Here, Zero Error alleges that Commnet, "through its authorized employees and agents[,] affirmatively represented to Zero Error" that it would renew its agreement for backhaul service and enter into a new agreement with Zero Error to provide this service for a different company. This satisfies the first element. See In re Estate of Newton, 313 P.3d 619, 621 (Colo. App. 2011) ("Because an agent generally represents a principal contractually, he or she may take authorized actions on the principal's behalf that bind the principal."). Commnet's "authorized employees and agents" then "advised and recommended" that Zero Error "improve its equipment and to provide a secondary back haul to several communication sites," which satisfies the second element. Zero Error, relying on the promise to renew the lease and with Commnet's knowledge, did make the suggested improvements and entered into an agreement with a third-party for a supplemental backhaul link. When the lease was not renewed, the expenses Zero Error incurred were all for naught, a result that can reasonably be labelled unjust. Thus, each element has been adequately alleged.

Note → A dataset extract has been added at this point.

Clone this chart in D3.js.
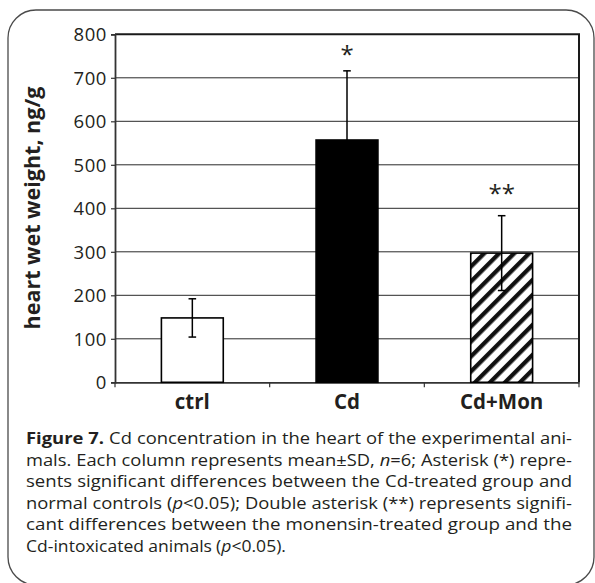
<!DOCTYPE html>
<html>
<head>
<meta charset="utf-8">
<script src="https://cdn.jsdelivr.net/npm/d3@7"></script>
<style>
  html, body { margin: 0; padding: 0; background: #fff; }
  svg { display: block; }
</style>
</head>
<body>
<svg id="chart" width="595" height="583"></svg>
<script>
// ---- data ----
const categories = ["ctrl", "Cd", "Cd+Mon"];
const means = [148, 557, 297];
const sds = [44, 159, 86];
const fills = ["white", "black", "hatch"];
const sigLabels = ["", "*", "**"];
const sigLevels = [null, 756, 437];
const yTicks = [0, 100, 200, 300, 400, 500, 600, 700, 800];
const yTitle = "heart wet weight, ng/g";
const captionLines = [
  "^Figure 7.^ Cd concentration in the heart of the experimental ani-",
  "mals. Each column represents mean±SD, ~n~=6; Asterisk (*) repre-",
  "sents significant differences between the Cd-treated group and",
  "normal controls (~p~<0.05); Double asterisk (**) represents signifi-",
  "cant differences between the monensin-treated group and the",
  "Cd-intoxicated animals (~p~<0.05)."
];

// ---- layout ----
const W = 595, H = 583;
const plot = { left: 115, right: 579, top: 34.3, bottom: 382.3 };
const svg = d3.select("#chart");
const font = "'Open Sans', 'Noto Sans', sans-serif";
const textCol = "#231f20";

// frame
(function () {
  const x0 = 8, y0 = 10, x1 = 594, y1 = 585, r = 28;
  const p = d3.path();
  p.moveTo(x0 + r, y0);
  p.lineTo(x1 - r, y0);
  p.arcTo(x1, y0, x1, y0 + r, r);
  p.lineTo(x1, y1 - r);
  p.arcTo(x1, y1, x1 - r, y1, r);
  p.lineTo(x0 + r, y1);
  p.arcTo(x0, y1, x0, y1 - r, r);
  p.lineTo(x0, y0 + r);
  p.arcTo(x0, y0, x0 + r, y0, r);
  p.closePath();
  svg.append("path").attr("d", p.toString()).attr("fill", "none")
    .attr("stroke", "#4a4a4a").attr("stroke-width", 1.3);
})();

// pattern
const defs = svg.append("defs");
const pat = defs.append("pattern").attr("id", "hatch")
  .attr("patternUnits", "userSpaceOnUse")
  .attr("width", 10.6).attr("height", 10.6)
  .attr("patternTransform", "rotate(45)");
pat.append("rect").attr("width", 10.6).attr("height", 10.6).attr("fill", "white");
pat.append("rect").attr("width", 4.3).attr("height", 10.6).attr("fill", "#111");

// scales
const y = d3.scaleLinear().domain([0, 800]).range([plot.bottom, plot.top]);
const x = d3.scaleBand().domain(categories).range([plot.left, plot.right]).padding(0);
const barW = x.bandwidth() * 0.4;

// gridlines
svg.append("g").selectAll("line").data(yTicks.filter(d => d > 0 && d < 800)).join("line")
  .attr("x1", plot.left).attr("x2", plot.right)
  .attr("y1", d => y(d)).attr("y2", d => y(d))
  .attr("stroke", "#2a2a2a").attr("stroke-width", 1);

// top and right border
svg.append("path")
  .attr("d", `M${plot.left},${y(800)}H${plot.right}V${plot.bottom}`)
  .attr("fill", "none").attr("stroke", "#1a1a1a").attr("stroke-width", 2);

// y axis
const yAxis = d3.axisLeft(y).tickValues(yTicks).tickSize(4).tickPadding(4);
const gy = svg.append("g").attr("transform", `translate(${plot.left},0)`).call(yAxis);
gy.select(".domain").attr("stroke", "#333").attr("stroke-width", 1.8);
gy.selectAll(".tick line").attr("stroke", "#333").attr("stroke-width", 1.2);
gy.selectAll(".tick text").attr("font-family", font).attr("font-size", 18.5)
  .attr("fill", textCol).attr("letter-spacing", 0.6).attr("dy", "0.35em");

// x axis
const xAxis = d3.axisBottom(x).tickSize(0).tickPadding(12);
const gx = svg.append("g").attr("transform", `translate(0,${plot.bottom})`).call(xAxis);
gx.select(".domain").attr("stroke", "#333").attr("stroke-width", 1.8);
gx.selectAll(".tick text").attr("font-family", font).attr("font-size", 20.5)
  .attr("font-weight", "bold").attr("fill", textCol);
// category boundary ticks
const bounds = [plot.left].concat(categories.map(c => x(c) + x.bandwidth()));
svg.append("g").selectAll("line").data(bounds).join("line")
  .attr("x1", d => d).attr("x2", d => d)
  .attr("y1", plot.bottom).attr("y2", plot.bottom + 5)
  .attr("stroke", "#333").attr("stroke-width", 1.2);

// bars
const data = categories.map((c, i) => ({ c, m: means[i], sd: sds[i], f: fills[i], s: sigLabels[i], sl: sigLevels[i] }));
svg.append("g").selectAll("rect").data(data).join("rect")
  .attr("x", d => x(d.c) + (x.bandwidth() - barW) / 2)
  .attr("width", barW)
  .attr("y", d => y(d.m))
  .attr("height", d => y(0) - y(d.m))
  .attr("fill", d => d.f === "hatch" ? "url(#hatch)" : d.f)
  .attr("stroke", "#000").attr("stroke-width", 1.6);

// error bars
const eb = svg.append("g").attr("stroke", "#000").attr("stroke-width", 1.5);
data.forEach(d => {
  const cx = x(d.c) + x.bandwidth() / 2;
  eb.append("line").attr("x1", cx).attr("x2", cx).attr("y1", y(d.m + d.sd)).attr("y2", y(d.m - d.sd));
  [d.m + d.sd, d.m - d.sd].forEach(v => {
    eb.append("line").attr("x1", cx - 3.8).attr("x2", cx + 3.8).attr("y1", y(v)).attr("y2", y(v));
  });
});

// significance marks
data.filter(d => d.s).forEach(d => {
  const cx = x(d.c) + x.bandwidth() / 2;
  svg.append("text").attr("x", cx).attr("y", y(d.sl) + 10)
    .attr("text-anchor", "middle").attr("font-family", font)
    .attr("font-size", 24).attr("fill", textCol).text(d.s);
});

// y title
svg.append("text")
  .attr("transform", `translate(40,208) rotate(-90)`)
  .attr("text-anchor", "middle")
  .attr("font-family", font).attr("font-size", 21.5).attr("font-weight", "bold")
  .attr("fill", textCol).text(yTitle);

// caption (justified; glyphs scaled horizontally per line to mimic the original face)
const capLeft = 26, capRight = 572, capBase = 444, capStep = 21.5;
const capSize = 16.8;
function parseWord(w) {
  const segs = [];
  const re = /(\^[^^]*\^|~[^~]*~|[^^~]+)/g;
  let m;
  while ((m = re.exec(w)) !== null) {
    const s = m[0];
    if (s[0] === "^") segs.push({ t: s.slice(1, -1), b: true });
    else if (s[0] === "~") segs.push({ t: s.slice(1, -1), i: true });
    else segs.push({ t: s });
  }
  return segs;
}
function splitWords(line) {
  const words = [];
  const boldMatch = line.match(/^\^([^^]*)\^ (.*)$/);
  let rest = line;
  if (boldMatch) {
    boldMatch[1].split(" ").forEach(w => words.push("^" + w + "^"));
    rest = boldMatch[2];
  }
  rest.split(" ").forEach(w => words.push(w));
  return words;
}
const capG = svg.append("g");
const ctx = document.createElement("canvas").getContext("2d");
function measureWord(w) {
  let total = 0;
  parseWord(w).forEach(s => {
    ctx.font = `${s.i ? "italic " : ""}${s.b ? "bold " : ""}${capSize}px 'Open Sans'`;
    total += ctx.measureText(s.t).width;
  });
  return total;
}
function layoutCaption() {
  capG.selectAll("*").remove();
  const avail = capRight - capLeft;
  const targetGap = 5;
  const info = captionLines.map((line, li) => {
    const words = splitWords(line);
    const widths = words.map(measureWord);
    const justify = li < captionLines.length - 1;
    let sx = justify ? (avail - targetGap * (words.length - 1)) / d3.sum(widths) : null;
    if (sx !== null) sx = Math.max(0.8, Math.min(1.12, sx));
    return { words, widths, justify, sx, li };
  });
  const meanSx = d3.mean(info.filter(d => d.justify), d => d.sx) * 0.95;
  info.forEach(d => {
    const sx = d.sx === null ? meanSx : d.sx;
    const total = d3.sum(d.widths) * sx;
    const gap = d.justify ? (avail - total) / (d.words.length - 1) : 4.2;
    const by = capBase + d.li * capStep;
    let cx = capLeft;
    d.words.forEach((w, i) => {
      const t = capG.append("text").attr("font-family", font)
        .attr("font-size", capSize).attr("fill", textCol)
        .attr("transform", `translate(${cx},${by}) scale(${sx},1)`);
      parseWord(w).forEach(s => {
        const ts = t.append("tspan").text(s.t);
        if (s.b) ts.attr("font-weight", "bold");
        if (s.i) ts.attr("font-style", "italic");
      });
      cx += d.widths[i] * sx + gap;
    });
  });
}
layoutCaption();
if (document.fonts && document.fonts.load) {
  Promise.all([
    document.fonts.load(`${capSize}px 'Open Sans'`),
    document.fonts.load(`bold ${capSize}px 'Open Sans'`),
    document.fonts.load(`italic ${capSize}px 'Open Sans'`)
  ]).then(layoutCaption).catch(() => {});
}
</script>
</body>
</html>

The allegations also meet the plausibility requirement specified by Iqbal/Twombley because the Court can "draw the reasonable inference that the defendant is liable for the misconduct alleged." See Iqbal, 556 U.S. at 678; Twombly, 550 U.S. at 570. Count III will not be dismissed.
Commnet next argues that Count IV, like Count III, "fails to allege a minimum of factual detail." Commnet states that Count IV places it on notice "that someone associated with Defendant damaged the equipment of one or both Plaintiffs, but it does little else." It does not need to do anything else. Zero Error
According to Commnet, Counts V and VI fail to allege either damages or causation. As to causation, Commnet claims that the fact that Plaintiffs' expanded permit applications are subject to a public competitive bid because Commnet supported another company's application is unrelated to any harm suffered by Plaintiffs because the BLM and the United States Forest Service are the entities that will make the final decisions on the applications. Moreover, Commnet claims that any injury is speculative because no decisions on the bids have been made.
In their response, Plaintiffs state that these claims are actually based on an anticipatory breach of contract theory. The contracts in question were apparently oral agreements for Commnet to rent space for five years on the new towers at the two sites and to make certain payments toward the application process and "support" Plaintiff's applications.
Commnet, in reply, points out that an oral contract for a five-year lease violates Colorado's statute of frauds. Commnet also notes that the allegations set forth in the SAC cannot be characterized as setting forth a claim for anticipatory breach of contract, and even if it they could, such a claim would fail because Plaintiffs again cannot establish any causation or damages.
The parties' confusion over what is really being alleged in Counts V and VI was evident at the Motion Hearing. Plaintiffs' counsel did not advance any arguments for why the statute of frauds would not apply to the purported lease agreements. Plaintiffs did not seem to know whether Commnet's alleged commitment to support Plaintiffs' bids was separate from its agreement to lease space on the tower. Also unclear was what that commitment truly entailed. Plaintiffs' position essentially boils down to their belief that Commnet had a duty to back only their bids, and by "supporting" competitors' applications, Commnet is liable for any and all subsequent damages.
As alleged, Counts V and VI fail to state claims for relief. Insofar as Plaintiffs allege that they entered into oral contracts with Commnet to lease space on the new towers, such agreements are void. See Colo. Rev. Stat. § 38-10-108 ("Every contract for the leasing for a longer period than one year . . . is void unless the contract or some note or memorandum thereof expressing the consideration is in writing and subscribed by the party by whom the lease or sale is to be made."). Moreover, it appears that such lease agreements are necessarily contingent on Plaintiffs' applications being granted; i.e., Plaintiffs cannot offer to lease space they do not have a cognizable legal interest in. Plaintiffs' bids have yet to be accepted or denied. Thus, even if the contracts had been in writing, Commnet cannot be said to have yet breached them, preemptively or otherwise.
Finally, the SAC does not specify what legal obligations were encompassed by Commnet's promise to "support" Plaintiffs' applications. Plaintiffs do not allege that Commnet neglected to make agreed-upon payments toward the application process. Plaintiffs do not allege that Commnet encouraged or induced third parties to submit bids who would not have otherwise done so. Nor do Plaintiffs claim that Commnet's responsibilities were exclusive such that Commnet was bound to support only Plaintiffs' applications. In other words, the only manner in which Commnet is alleged to have failed to "support" Plaintiffs' applications is by also supporting competing applications. However, Plaintiffs do not sufficiently allege that Commnet was contractually prohibited from doing so. Thus, Plaintiffs ostensive anticipatory breach of contract claims fail and Counts V and VI must be dismissed.